──────── INFORMATION PROVIDED
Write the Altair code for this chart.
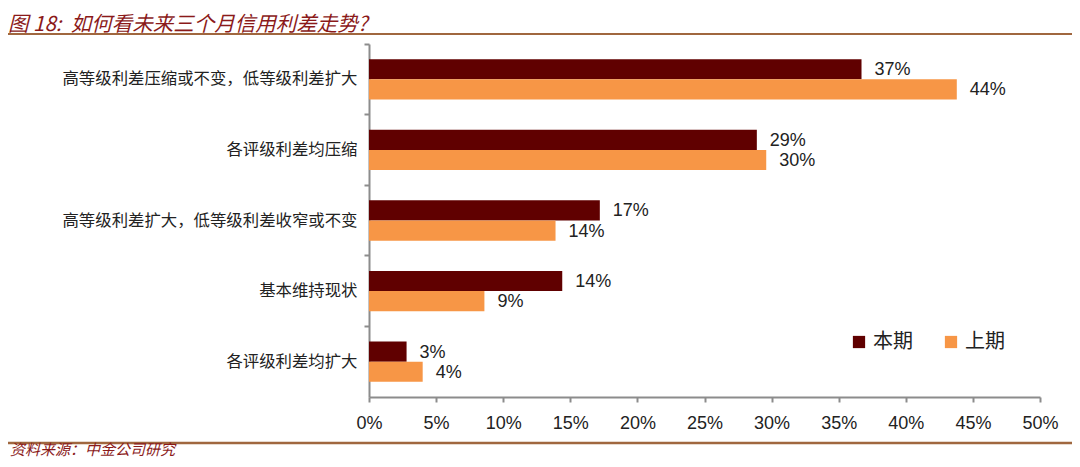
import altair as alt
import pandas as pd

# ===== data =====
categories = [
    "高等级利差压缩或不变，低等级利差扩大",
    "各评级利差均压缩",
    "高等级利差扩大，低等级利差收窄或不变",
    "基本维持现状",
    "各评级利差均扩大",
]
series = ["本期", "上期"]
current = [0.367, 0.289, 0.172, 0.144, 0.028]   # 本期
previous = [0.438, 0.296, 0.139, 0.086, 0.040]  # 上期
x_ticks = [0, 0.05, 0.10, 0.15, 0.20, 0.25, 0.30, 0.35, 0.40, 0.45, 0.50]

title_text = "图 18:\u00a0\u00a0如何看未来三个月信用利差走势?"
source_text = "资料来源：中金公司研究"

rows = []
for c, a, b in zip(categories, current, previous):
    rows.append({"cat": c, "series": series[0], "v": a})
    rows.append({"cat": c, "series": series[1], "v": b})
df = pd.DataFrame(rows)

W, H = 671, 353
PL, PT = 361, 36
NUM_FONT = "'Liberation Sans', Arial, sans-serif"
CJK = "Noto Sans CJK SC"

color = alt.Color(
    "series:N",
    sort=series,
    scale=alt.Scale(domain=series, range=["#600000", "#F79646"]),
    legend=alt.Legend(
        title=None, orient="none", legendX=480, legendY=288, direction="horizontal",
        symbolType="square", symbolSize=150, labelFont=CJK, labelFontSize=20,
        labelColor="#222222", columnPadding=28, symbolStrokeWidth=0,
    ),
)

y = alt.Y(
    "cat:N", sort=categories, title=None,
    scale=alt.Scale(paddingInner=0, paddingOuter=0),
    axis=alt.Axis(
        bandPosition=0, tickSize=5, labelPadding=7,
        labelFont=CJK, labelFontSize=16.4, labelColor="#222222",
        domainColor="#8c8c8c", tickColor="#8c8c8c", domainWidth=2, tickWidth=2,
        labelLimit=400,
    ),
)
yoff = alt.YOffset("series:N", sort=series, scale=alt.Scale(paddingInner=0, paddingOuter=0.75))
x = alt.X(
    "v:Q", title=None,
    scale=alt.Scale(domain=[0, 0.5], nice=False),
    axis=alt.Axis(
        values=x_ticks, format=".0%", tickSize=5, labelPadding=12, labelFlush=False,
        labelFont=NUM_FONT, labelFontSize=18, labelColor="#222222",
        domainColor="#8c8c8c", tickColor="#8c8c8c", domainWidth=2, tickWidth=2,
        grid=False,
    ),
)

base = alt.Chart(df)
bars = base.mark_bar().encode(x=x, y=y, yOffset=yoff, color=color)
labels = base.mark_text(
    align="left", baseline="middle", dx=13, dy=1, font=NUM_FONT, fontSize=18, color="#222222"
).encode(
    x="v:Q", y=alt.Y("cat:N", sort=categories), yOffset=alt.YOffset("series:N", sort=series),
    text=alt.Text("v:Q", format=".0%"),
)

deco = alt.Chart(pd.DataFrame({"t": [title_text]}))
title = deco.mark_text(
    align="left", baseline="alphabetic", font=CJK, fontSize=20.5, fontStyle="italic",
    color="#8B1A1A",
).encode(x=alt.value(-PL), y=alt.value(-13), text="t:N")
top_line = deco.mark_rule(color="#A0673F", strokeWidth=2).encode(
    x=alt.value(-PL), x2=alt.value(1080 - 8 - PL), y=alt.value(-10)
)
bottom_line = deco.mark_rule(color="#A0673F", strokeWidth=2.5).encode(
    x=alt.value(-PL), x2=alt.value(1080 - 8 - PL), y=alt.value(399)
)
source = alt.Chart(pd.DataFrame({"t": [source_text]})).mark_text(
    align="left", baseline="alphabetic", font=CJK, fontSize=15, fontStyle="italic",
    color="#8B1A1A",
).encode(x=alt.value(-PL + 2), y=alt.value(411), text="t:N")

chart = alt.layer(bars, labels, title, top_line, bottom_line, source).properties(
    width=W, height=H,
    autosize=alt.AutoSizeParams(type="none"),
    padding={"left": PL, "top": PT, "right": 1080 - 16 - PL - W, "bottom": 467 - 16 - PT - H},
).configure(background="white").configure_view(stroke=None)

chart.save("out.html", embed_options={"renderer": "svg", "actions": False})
────────────────
Skipping the pictures, transcribe each line above exactly as it appears.

Write the Altair code for this chart.
import altair as alt
import pandas as pd

# ===== data =====
categories = [
    "高等级利差压缩或不变，低等级利差扩大",
    "各评级利差均压缩",
    "高等级利差扩大，低等级利差收窄或不变",
    "基本维持现状",
    "各评级利差均扩大",
]
series = ["本期", "上期"]
current = [0.367, 0.289, 0.172, 0.144, 0.028]   # 本期
previous = [0.438, 0.296, 0.139, 0.086, 0.040]  # 上期
x_ticks = [0, 0.05, 0.10, 0.15, 0.20, 0.25, 0.30, 0.35, 0.40, 0.45, 0.50]

title_text = "图 18:\u00a0\u00a0如何看未来三个月信用利差走势?"
source_text = "资料来源：中金公司研究"

rows = []
for c, a, b in zip(categories, current, previous):
    rows.append({"cat": c, "series": series[0], "v": a})
    rows.append({"cat": c, "series": series[1], "v": b})
df = pd.DataFrame(rows)

W, H = 671, 353
PL, PT = 361, 36
NUM_FONT = "'Liberation Sans', Arial, sans-serif"
CJK = "Noto Sans CJK SC"

color = alt.Color(
    "series:N",
    sort=series,
    scale=alt.Scale(domain=series, range=["#600000", "#F79646"]),
    legend=alt.Legend(
        title=None, orient="none", legendX=480, legendY=288, direction="horizontal",
        symbolType="square", symbolSize=150, labelFont=CJK, labelFontSize=20,
        labelColor="#222222", columnPadding=28, symbolStrokeWidth=0,
    ),
)

y = alt.Y(
    "cat:N", sort=categories, title=None,
    scale=alt.Scale(paddingInner=0, paddingOuter=0),
    axis=alt.Axis(
        bandPosition=0, tickSize=5, labelPadding=7,
        labelFont=CJK, labelFontSize=16.4, labelColor="#222222",
        domainColor="#8c8c8c", tickColor="#8c8c8c", domainWidth=2, tickWidth=2,
        labelLimit=400,
    ),
)
yoff = alt.YOffset("series:N", sort=series, scale=alt.Scale(paddingInner=0, paddingOuter=0.75))
x = alt.X(
    "v:Q", title=None,
    scale=alt.Scale(domain=[0, 0.5], nice=False),
    axis=alt.Axis(
        values=x_ticks, format=".0%", tickSize=5, labelPadding=12, labelFlush=False,
        labelFont=NUM_FONT, labelFontSize=18, labelColor="#222222",
        domainColor="#8c8c8c", tickColor="#8c8c8c", domainWidth=2, tickWidth=2,
        grid=False,
    ),
)

base = alt.Chart(df)
bars = base.mark_bar().encode(x=x, y=y, yOffset=yoff, color=color)
labels = base.mark_text(
    align="left", baseline="middle", dx=13, dy=1, font=NUM_FONT, fontSize=18, color="#222222"
).encode(
    x="v:Q", y=alt.Y("cat:N", sort=categories), yOffset=alt.YOffset("series:N", sort=series),
    text=alt.Text("v:Q", format=".0%"),
)

deco = alt.Chart(pd.DataFrame({"t": [title_text]}))
title = deco.mark_text(
    align="left", baseline="alphabetic", font=CJK, fontSize=20.5, fontStyle="italic",
    color="#8B1A1A",
).encode(x=alt.value(-PL), y=alt.value(-13), text="t:N")
top_line = deco.mark_rule(color="#A0673F", strokeWidth=2).encode(
    x=alt.value(-PL), x2=alt.value(1080 - 8 - PL), y=alt.value(-10)
)
bottom_line = deco.mark_rule(color="#A0673F", strokeWidth=2.5).encode(
    x=alt.value(-PL), x2=alt.value(1080 - 8 - PL), y=alt.value(399)
)
source = alt.Chart(pd.DataFrame({"t": [source_text]})).mark_text(
    align="left", baseline="alphabetic", font=CJK, fontSize=15, fontStyle="italic",
    color="#8B1A1A",
).encode(x=alt.value(-PL + 2), y=alt.value(411), text="t:N")

chart = alt.layer(bars, labels, title, top_line, bottom_line, source).properties(
    width=W, height=H,
    autosize=alt.AutoSizeParams(type="none"),
    padding={"left": PL, "top": PT, "right": 1080 - 16 - PL - W, "bottom": 467 - 16 - PT - H},
).configure(background="white").configure_view(stroke=None)

chart.save("out.html", embed_options={"renderer": "svg", "actions": False})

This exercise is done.